Task instructions:
Find the lines below that contain the string "this". Copy each one.

BEGIN Data extract

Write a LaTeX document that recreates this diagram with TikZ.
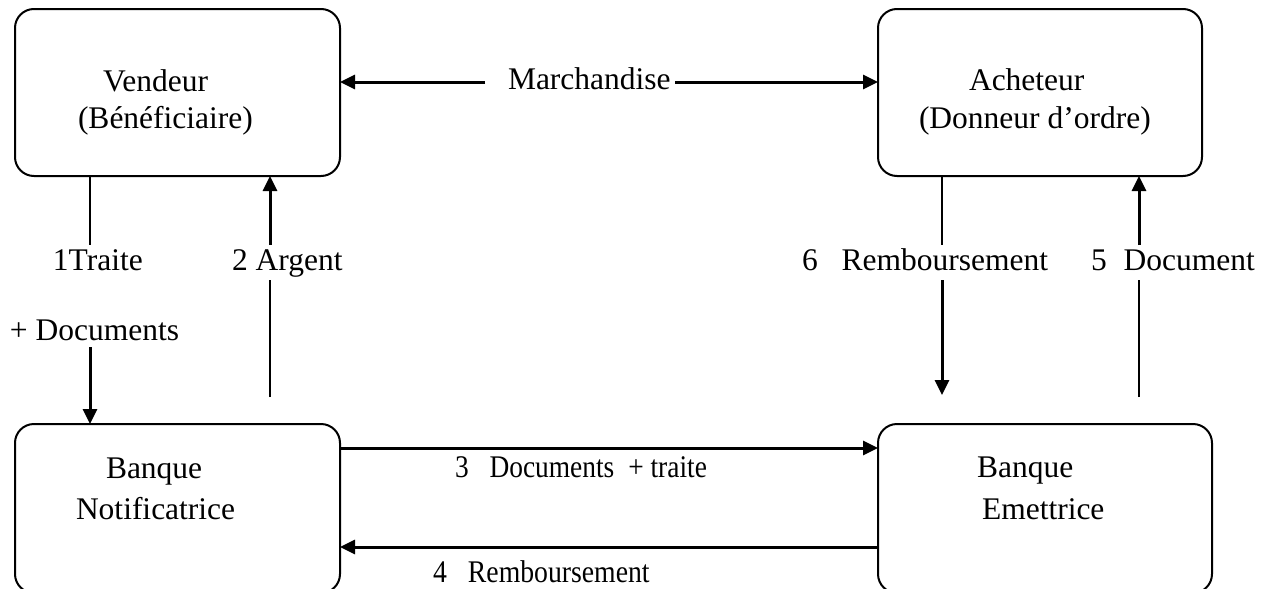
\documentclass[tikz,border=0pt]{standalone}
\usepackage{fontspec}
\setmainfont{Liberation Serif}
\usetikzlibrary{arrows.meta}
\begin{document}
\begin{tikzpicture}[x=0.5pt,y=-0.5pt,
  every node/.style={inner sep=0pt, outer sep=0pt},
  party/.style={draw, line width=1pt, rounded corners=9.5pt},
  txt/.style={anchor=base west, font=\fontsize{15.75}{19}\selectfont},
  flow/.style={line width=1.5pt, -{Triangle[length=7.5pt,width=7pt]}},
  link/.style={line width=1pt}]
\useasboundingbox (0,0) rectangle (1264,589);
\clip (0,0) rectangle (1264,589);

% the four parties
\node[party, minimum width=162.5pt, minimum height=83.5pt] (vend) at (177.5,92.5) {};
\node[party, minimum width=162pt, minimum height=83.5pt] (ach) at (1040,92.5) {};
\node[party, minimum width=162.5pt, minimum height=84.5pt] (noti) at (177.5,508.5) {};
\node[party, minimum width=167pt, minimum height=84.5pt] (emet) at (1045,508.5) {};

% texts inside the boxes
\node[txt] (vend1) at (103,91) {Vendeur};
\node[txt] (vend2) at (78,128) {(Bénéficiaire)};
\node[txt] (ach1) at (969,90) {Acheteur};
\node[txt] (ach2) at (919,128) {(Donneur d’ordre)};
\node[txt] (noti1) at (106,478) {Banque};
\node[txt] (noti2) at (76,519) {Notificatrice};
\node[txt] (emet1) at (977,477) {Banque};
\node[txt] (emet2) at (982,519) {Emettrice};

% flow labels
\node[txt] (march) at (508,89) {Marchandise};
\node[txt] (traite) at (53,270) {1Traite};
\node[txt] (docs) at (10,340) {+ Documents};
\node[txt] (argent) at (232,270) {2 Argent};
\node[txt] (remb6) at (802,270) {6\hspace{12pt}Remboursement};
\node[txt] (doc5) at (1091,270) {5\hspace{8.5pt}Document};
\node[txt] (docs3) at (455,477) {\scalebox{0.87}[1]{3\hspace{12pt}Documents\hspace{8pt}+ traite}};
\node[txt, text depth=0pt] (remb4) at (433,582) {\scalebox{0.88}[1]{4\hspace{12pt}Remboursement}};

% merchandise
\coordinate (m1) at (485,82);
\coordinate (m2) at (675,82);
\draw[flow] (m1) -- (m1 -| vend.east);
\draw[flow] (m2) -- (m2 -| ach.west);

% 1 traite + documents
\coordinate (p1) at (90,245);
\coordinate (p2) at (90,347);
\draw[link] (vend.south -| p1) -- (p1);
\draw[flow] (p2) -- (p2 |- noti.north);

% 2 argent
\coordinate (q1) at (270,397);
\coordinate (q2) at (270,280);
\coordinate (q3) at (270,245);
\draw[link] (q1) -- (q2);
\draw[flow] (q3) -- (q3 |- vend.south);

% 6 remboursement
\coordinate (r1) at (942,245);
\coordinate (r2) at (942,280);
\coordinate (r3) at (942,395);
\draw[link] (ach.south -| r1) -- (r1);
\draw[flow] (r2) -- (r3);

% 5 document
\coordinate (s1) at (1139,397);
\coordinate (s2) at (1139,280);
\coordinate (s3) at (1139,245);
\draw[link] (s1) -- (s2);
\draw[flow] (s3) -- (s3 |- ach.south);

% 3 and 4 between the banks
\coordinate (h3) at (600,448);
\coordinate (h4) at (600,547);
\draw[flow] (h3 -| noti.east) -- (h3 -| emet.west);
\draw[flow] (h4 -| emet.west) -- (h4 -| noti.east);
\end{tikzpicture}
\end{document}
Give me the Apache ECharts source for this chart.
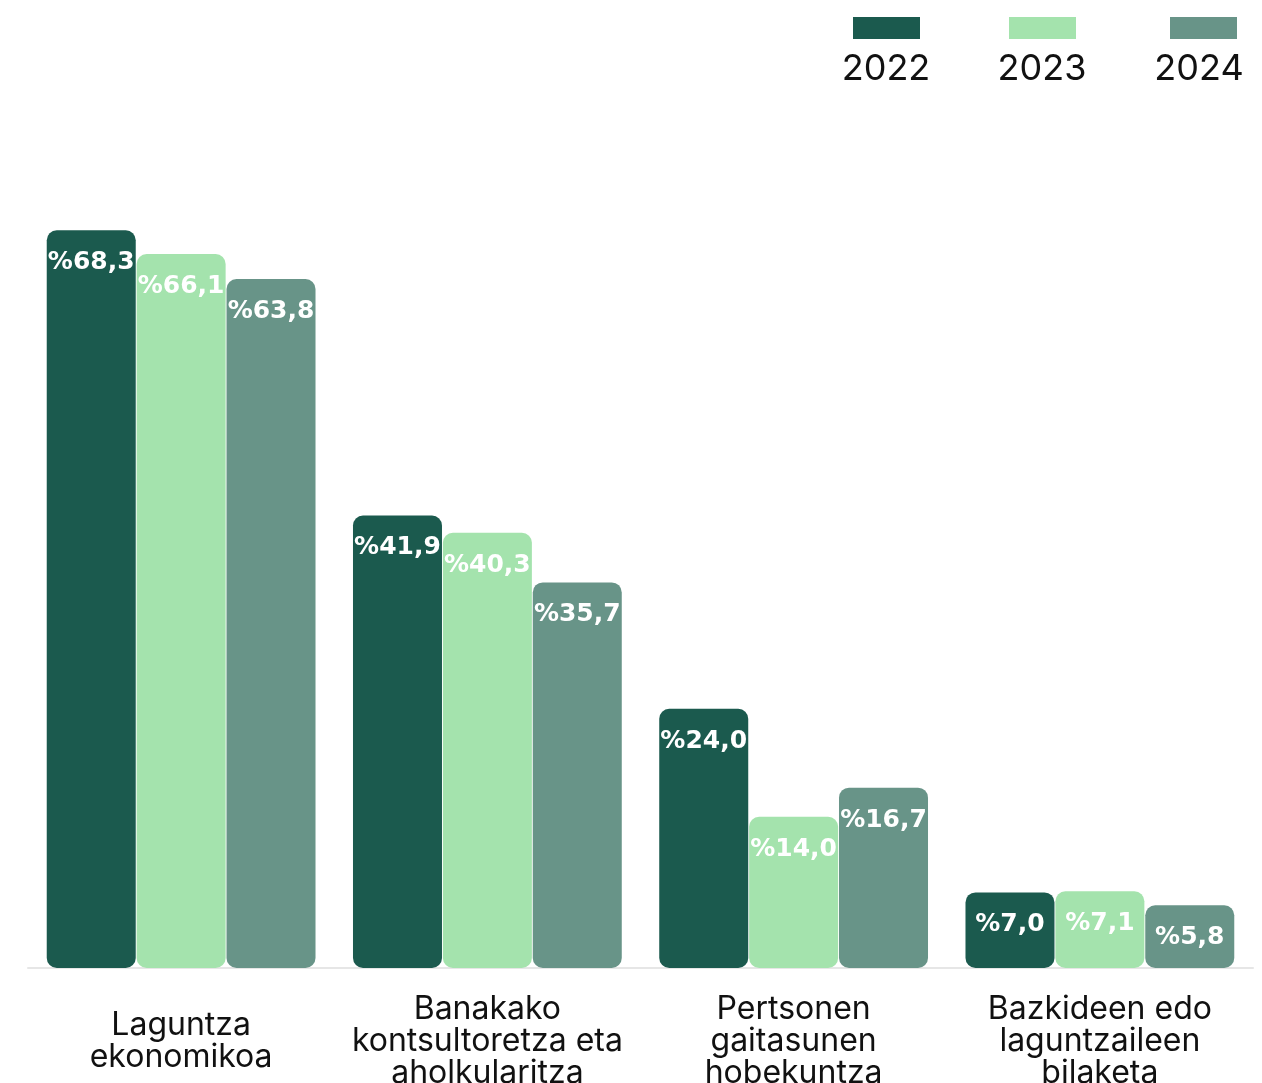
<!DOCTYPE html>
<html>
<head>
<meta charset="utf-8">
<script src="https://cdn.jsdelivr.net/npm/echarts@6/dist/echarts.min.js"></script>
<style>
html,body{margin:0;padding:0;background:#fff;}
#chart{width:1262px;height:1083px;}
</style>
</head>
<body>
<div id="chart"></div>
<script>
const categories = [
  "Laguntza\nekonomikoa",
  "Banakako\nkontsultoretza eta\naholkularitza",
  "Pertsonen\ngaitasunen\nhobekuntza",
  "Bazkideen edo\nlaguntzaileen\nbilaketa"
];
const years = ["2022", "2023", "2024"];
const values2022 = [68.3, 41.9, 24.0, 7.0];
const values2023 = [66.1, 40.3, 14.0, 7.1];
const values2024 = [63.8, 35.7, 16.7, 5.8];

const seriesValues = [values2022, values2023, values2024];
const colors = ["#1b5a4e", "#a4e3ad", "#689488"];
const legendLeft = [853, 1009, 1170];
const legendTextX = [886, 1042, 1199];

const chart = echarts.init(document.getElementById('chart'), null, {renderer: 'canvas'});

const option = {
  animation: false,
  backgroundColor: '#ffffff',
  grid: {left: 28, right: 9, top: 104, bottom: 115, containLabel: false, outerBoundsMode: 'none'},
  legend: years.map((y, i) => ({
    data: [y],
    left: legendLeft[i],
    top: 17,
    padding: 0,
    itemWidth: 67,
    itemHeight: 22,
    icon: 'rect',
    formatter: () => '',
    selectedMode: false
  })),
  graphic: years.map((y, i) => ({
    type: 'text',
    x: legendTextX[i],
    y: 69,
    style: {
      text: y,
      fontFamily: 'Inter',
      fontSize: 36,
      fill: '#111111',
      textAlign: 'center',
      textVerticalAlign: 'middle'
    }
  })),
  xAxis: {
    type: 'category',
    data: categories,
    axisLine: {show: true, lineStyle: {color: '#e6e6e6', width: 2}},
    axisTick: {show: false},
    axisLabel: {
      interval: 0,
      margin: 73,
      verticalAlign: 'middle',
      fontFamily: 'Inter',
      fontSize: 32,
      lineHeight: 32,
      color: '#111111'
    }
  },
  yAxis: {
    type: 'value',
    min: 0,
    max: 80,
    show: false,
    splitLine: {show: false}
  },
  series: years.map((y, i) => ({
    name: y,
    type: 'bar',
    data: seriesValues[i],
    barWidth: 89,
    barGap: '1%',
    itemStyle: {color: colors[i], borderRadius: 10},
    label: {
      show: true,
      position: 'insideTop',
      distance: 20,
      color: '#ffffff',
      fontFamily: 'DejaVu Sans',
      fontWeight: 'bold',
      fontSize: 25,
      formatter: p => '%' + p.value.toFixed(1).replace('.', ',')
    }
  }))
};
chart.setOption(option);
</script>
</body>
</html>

END Data extract

Exercise answer:
Write a LaTeX document that recreates this diagram with TikZ.
Give me the Apache ECharts source for this chart.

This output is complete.